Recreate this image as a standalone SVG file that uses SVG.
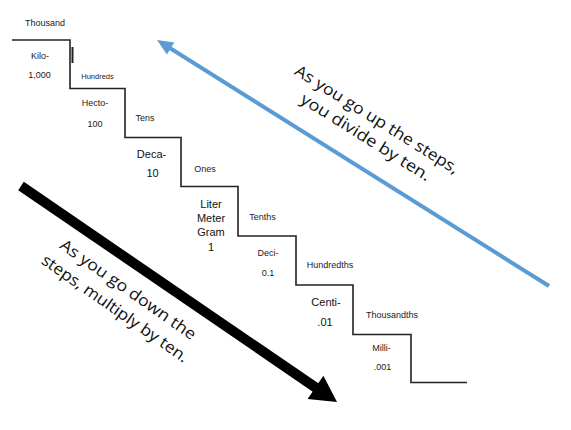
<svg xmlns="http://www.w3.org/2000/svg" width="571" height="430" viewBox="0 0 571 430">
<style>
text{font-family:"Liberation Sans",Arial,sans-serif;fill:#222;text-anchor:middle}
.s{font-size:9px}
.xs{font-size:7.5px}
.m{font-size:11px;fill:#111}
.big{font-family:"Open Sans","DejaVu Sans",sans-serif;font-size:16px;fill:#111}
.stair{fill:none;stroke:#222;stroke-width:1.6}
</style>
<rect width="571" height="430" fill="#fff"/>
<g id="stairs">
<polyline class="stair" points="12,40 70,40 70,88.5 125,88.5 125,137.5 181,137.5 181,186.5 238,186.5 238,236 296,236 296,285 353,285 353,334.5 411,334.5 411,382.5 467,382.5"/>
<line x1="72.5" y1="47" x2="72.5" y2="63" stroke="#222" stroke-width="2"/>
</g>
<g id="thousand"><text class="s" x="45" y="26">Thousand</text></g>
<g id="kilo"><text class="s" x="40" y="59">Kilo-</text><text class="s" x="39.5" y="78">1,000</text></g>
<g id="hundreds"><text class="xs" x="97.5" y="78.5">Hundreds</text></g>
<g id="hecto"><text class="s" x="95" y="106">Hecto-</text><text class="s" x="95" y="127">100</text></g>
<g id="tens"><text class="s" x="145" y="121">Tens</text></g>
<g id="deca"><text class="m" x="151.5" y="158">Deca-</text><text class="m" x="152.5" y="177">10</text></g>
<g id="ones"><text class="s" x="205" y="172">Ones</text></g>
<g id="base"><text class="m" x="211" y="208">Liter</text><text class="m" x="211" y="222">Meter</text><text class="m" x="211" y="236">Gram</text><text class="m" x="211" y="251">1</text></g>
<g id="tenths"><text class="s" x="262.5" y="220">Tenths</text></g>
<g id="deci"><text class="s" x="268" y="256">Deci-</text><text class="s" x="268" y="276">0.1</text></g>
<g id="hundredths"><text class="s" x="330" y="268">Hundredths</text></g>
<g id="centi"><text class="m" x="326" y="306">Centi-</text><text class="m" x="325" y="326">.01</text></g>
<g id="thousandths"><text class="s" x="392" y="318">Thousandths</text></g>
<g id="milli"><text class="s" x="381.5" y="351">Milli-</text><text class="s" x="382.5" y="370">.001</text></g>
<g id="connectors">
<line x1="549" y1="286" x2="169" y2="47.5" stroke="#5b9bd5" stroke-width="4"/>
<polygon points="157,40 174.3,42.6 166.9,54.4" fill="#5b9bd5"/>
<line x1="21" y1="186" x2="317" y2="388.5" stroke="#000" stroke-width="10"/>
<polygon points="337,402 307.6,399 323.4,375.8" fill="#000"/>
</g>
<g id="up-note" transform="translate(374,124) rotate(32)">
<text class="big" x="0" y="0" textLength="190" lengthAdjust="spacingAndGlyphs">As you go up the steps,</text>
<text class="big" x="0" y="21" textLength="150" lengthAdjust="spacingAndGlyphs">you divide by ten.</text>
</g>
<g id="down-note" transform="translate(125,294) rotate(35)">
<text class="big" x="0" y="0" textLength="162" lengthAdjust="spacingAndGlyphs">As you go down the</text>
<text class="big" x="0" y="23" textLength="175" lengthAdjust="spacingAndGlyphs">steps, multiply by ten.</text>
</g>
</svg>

* * *

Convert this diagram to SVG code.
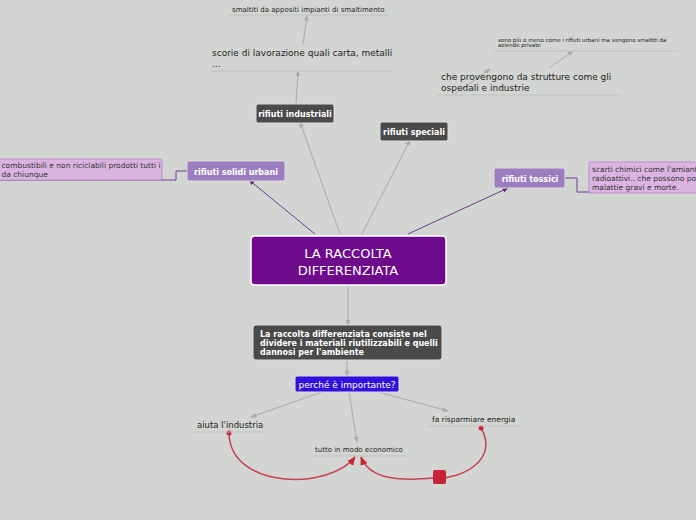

▸ **What you should do**: Copy each line in the data that holds the word "this".

▸ **Finished exercise**:
Recreate this image as a standalone SVG file that uses SVG.
Convert this diagram to SVG code.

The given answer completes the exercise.